THE PROBLEM: How many lines of the data hold the word "this"? State the number and nothing else.

EXERCISE INPUTS:
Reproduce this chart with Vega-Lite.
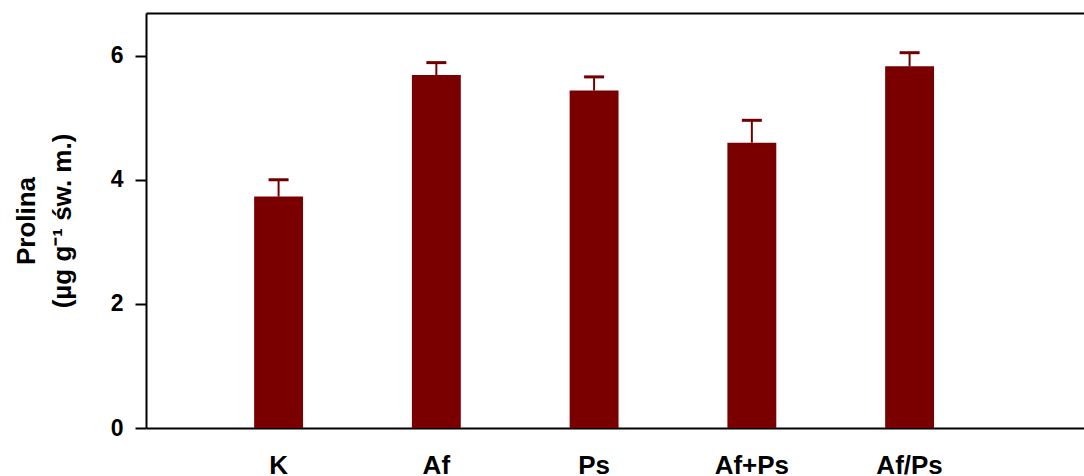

==

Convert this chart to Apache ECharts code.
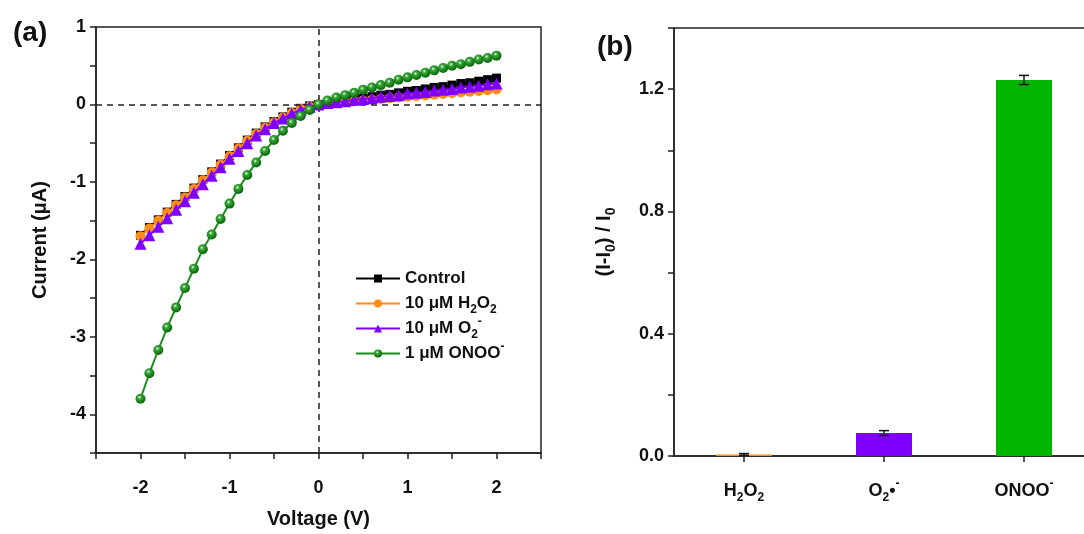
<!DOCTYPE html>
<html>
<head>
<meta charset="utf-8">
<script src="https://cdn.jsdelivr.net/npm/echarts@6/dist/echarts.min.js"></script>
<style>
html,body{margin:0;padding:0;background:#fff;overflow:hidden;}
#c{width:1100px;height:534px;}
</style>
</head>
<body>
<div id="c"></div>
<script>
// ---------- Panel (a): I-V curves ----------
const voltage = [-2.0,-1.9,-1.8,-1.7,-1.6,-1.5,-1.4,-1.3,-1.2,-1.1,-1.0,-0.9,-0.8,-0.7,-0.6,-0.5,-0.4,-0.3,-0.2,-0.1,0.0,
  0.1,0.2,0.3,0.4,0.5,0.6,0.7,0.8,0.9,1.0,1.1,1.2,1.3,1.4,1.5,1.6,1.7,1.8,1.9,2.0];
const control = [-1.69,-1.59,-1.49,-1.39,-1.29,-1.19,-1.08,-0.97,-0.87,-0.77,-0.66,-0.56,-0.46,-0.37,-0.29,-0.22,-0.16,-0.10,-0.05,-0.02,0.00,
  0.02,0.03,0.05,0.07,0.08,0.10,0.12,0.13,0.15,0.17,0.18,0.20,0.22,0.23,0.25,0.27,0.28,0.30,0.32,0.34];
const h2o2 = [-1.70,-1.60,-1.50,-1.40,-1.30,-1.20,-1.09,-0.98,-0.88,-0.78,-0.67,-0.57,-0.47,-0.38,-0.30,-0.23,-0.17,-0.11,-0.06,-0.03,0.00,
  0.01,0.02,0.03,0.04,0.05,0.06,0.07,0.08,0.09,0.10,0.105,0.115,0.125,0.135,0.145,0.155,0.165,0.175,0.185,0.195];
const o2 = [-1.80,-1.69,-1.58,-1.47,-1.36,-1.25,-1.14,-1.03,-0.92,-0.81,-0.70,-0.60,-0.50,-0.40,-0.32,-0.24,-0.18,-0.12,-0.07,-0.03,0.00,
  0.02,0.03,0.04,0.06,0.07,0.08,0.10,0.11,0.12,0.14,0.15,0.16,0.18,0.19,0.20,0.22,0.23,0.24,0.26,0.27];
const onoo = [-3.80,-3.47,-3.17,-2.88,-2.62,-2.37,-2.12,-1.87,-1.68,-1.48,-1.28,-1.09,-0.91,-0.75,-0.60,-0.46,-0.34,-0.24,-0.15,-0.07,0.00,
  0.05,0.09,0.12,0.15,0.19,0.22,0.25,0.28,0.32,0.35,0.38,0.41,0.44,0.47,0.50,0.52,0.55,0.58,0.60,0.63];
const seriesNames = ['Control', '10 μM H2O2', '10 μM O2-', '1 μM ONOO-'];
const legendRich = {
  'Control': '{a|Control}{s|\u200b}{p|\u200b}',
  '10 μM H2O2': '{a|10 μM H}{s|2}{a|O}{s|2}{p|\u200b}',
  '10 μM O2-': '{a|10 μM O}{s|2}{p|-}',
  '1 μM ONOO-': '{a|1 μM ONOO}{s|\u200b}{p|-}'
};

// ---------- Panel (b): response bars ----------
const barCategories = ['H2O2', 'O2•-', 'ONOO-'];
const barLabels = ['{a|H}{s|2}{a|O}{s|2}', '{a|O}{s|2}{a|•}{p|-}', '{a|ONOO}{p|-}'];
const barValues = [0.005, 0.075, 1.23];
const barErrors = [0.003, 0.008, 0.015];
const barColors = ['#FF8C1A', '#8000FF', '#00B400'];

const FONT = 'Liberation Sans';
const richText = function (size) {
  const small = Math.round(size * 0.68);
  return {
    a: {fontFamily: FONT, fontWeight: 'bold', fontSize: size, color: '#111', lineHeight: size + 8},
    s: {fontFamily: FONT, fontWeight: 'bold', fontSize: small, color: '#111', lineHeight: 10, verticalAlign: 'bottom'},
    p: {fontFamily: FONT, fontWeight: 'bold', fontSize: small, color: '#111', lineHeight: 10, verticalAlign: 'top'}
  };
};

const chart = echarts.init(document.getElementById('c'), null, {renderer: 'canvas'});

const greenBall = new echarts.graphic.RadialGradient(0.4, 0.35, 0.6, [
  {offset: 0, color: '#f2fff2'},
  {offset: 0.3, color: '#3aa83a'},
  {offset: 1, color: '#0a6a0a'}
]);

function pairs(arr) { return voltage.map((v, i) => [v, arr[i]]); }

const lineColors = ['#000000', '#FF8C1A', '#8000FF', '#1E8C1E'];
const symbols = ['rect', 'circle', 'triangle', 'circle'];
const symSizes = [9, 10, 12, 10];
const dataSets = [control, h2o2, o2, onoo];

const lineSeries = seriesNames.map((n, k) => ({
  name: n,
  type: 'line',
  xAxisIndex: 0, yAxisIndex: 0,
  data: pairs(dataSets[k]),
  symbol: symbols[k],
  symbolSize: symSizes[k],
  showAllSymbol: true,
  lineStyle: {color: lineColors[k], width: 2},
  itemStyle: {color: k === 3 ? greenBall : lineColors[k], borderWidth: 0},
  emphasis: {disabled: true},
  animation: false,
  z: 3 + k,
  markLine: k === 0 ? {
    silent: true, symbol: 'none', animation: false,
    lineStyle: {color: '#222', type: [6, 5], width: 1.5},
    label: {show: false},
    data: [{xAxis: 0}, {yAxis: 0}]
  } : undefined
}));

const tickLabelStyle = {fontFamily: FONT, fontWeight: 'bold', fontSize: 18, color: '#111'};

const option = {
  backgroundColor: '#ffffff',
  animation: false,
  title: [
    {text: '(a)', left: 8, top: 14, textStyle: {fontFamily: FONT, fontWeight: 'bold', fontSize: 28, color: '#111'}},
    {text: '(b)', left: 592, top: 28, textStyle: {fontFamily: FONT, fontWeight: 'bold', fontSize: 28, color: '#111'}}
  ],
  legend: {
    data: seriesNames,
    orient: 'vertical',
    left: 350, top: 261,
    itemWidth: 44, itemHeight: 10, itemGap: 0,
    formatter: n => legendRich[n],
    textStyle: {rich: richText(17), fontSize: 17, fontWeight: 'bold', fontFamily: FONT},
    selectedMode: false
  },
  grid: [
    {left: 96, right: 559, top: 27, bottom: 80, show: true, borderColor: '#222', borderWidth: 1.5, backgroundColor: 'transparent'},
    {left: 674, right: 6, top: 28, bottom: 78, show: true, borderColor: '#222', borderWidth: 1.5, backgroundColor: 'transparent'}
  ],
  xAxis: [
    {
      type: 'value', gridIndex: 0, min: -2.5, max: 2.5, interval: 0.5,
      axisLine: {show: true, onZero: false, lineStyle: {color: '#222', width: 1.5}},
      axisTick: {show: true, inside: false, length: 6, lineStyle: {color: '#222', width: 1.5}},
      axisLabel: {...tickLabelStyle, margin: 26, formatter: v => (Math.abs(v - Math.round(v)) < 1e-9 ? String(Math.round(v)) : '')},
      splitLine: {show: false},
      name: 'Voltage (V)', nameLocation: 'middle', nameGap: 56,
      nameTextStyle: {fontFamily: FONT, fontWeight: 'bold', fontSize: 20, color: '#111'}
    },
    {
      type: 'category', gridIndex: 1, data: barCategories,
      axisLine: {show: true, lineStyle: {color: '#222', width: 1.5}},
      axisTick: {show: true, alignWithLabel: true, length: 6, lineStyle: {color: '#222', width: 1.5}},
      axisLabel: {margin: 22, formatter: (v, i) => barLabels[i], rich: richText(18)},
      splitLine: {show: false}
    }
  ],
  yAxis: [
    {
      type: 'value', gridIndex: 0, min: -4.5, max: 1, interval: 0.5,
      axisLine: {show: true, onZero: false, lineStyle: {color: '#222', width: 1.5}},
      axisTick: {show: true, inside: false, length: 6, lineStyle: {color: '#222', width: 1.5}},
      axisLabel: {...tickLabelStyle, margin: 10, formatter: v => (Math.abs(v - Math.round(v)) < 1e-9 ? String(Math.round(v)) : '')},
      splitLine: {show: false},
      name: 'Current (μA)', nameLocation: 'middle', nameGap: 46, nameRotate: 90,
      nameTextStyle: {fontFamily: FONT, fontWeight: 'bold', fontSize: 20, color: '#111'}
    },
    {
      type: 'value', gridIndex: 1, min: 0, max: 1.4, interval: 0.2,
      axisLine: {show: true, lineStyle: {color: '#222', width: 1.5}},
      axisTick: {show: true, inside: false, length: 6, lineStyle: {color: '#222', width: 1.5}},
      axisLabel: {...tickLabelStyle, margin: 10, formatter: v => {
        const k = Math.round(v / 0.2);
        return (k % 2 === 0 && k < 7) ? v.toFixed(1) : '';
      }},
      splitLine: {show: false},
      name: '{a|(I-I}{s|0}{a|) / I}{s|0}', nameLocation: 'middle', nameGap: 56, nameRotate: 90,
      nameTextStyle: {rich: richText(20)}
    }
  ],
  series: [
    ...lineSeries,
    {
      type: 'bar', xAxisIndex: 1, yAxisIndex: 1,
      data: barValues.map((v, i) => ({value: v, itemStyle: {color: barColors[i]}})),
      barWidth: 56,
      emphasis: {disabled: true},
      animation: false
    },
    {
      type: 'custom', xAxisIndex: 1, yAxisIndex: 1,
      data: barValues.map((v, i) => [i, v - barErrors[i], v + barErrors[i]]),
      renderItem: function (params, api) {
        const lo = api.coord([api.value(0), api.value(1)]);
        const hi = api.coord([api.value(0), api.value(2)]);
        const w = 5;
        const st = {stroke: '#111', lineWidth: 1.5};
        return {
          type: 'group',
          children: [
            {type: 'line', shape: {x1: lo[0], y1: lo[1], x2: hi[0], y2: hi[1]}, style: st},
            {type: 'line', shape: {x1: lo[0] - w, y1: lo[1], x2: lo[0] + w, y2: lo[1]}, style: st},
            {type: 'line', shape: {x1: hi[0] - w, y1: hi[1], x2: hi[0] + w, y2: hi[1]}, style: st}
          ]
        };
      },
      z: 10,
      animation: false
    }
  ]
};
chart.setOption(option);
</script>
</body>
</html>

---

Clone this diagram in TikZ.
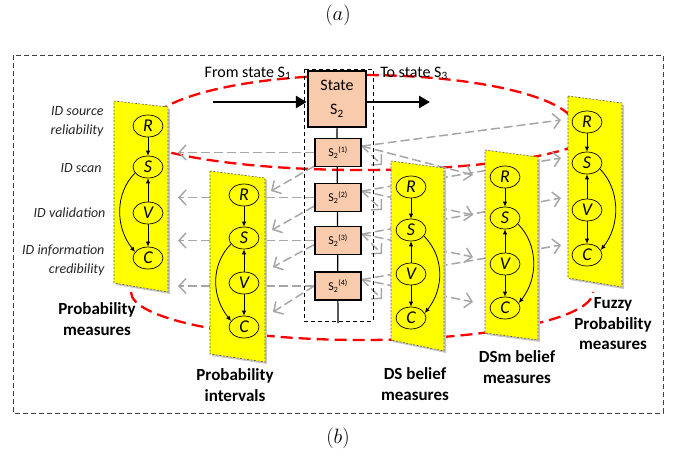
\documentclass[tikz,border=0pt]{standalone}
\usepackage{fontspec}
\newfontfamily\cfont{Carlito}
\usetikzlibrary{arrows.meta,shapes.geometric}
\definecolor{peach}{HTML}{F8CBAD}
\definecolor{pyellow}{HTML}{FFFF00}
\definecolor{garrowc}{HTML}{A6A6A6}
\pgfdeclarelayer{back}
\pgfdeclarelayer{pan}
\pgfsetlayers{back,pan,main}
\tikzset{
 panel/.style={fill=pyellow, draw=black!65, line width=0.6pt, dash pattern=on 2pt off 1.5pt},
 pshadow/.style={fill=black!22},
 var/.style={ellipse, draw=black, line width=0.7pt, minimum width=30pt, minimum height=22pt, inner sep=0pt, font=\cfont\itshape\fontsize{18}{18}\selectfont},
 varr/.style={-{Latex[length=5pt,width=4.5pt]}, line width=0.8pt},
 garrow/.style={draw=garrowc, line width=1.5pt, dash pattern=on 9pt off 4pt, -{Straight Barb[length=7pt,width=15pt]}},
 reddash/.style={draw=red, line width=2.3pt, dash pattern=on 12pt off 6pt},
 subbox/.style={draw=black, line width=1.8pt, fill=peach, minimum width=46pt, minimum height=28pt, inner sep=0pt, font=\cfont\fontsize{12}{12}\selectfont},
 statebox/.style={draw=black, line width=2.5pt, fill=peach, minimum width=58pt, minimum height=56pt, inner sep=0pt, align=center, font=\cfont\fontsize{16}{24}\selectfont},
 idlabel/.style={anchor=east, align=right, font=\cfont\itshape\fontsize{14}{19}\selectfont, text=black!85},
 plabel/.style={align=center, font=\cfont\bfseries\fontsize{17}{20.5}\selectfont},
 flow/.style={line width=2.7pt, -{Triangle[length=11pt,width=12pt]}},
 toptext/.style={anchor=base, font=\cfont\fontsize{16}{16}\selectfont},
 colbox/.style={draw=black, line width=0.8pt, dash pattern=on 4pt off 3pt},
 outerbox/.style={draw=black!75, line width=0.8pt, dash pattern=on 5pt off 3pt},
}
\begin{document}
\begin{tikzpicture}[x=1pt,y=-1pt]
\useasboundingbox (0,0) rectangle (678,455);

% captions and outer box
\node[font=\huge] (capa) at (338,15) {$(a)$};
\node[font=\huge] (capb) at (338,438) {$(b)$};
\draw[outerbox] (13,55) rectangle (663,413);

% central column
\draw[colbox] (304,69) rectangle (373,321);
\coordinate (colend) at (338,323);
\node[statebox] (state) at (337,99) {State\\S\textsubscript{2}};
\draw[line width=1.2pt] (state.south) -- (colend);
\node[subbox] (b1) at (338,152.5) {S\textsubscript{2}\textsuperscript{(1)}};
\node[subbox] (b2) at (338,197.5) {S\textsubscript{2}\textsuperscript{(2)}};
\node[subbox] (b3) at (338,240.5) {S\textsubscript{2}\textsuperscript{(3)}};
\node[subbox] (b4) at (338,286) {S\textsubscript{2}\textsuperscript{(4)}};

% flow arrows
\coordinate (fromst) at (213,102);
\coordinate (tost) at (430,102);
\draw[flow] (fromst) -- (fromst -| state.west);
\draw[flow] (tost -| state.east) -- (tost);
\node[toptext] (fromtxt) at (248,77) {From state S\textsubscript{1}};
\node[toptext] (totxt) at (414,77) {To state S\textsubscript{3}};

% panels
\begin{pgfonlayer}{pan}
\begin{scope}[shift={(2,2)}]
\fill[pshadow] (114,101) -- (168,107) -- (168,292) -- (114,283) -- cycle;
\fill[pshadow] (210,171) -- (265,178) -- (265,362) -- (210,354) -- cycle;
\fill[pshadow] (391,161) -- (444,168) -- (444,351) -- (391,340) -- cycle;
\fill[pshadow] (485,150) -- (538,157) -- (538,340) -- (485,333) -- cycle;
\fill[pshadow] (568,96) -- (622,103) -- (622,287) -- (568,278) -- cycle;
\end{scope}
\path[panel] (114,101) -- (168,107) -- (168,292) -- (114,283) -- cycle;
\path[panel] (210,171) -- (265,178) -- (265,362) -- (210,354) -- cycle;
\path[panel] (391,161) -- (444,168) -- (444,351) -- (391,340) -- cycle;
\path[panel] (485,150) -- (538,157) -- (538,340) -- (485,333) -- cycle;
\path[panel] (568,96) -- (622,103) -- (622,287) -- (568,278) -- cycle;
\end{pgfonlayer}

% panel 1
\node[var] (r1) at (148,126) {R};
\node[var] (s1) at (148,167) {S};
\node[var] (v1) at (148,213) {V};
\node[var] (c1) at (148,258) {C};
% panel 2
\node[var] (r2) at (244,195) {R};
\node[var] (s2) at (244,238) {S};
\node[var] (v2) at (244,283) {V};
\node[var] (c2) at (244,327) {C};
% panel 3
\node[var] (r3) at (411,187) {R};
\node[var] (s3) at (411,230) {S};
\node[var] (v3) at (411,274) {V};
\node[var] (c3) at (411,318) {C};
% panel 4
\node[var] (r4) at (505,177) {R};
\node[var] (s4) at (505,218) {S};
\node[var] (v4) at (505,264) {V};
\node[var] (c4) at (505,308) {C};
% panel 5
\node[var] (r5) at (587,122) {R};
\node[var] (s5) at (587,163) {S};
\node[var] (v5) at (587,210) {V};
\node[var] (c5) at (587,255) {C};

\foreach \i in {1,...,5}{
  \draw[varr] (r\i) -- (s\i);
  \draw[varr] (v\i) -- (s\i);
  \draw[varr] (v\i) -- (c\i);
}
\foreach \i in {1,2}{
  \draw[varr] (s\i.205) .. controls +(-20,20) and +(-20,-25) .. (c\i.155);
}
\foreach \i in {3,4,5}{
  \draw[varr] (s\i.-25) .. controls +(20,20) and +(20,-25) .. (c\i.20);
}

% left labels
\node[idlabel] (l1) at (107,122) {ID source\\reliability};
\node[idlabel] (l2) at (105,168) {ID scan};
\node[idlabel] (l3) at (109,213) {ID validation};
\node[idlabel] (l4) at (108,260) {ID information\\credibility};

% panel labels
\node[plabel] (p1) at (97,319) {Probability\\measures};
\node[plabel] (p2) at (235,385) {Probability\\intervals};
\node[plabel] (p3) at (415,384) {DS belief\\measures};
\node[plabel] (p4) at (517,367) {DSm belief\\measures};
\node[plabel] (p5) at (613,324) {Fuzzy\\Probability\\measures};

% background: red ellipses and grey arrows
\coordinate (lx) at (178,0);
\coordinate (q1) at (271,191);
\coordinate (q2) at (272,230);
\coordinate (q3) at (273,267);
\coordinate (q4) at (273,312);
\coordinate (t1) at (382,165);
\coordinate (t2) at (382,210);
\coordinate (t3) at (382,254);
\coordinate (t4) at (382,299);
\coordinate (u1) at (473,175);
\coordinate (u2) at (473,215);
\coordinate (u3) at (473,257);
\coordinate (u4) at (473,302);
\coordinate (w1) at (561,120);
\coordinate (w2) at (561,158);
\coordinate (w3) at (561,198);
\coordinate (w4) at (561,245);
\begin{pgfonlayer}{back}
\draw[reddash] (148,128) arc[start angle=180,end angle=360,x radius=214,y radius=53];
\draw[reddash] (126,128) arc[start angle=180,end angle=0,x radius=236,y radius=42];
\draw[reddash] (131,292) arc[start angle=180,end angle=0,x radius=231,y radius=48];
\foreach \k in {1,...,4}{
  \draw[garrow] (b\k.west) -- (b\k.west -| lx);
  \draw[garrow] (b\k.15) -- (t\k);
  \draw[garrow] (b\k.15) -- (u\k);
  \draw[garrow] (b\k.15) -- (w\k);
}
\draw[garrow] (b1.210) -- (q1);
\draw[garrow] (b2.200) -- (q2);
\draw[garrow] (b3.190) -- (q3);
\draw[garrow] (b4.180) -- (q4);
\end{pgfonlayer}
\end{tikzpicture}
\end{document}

THE RESPONSE: 3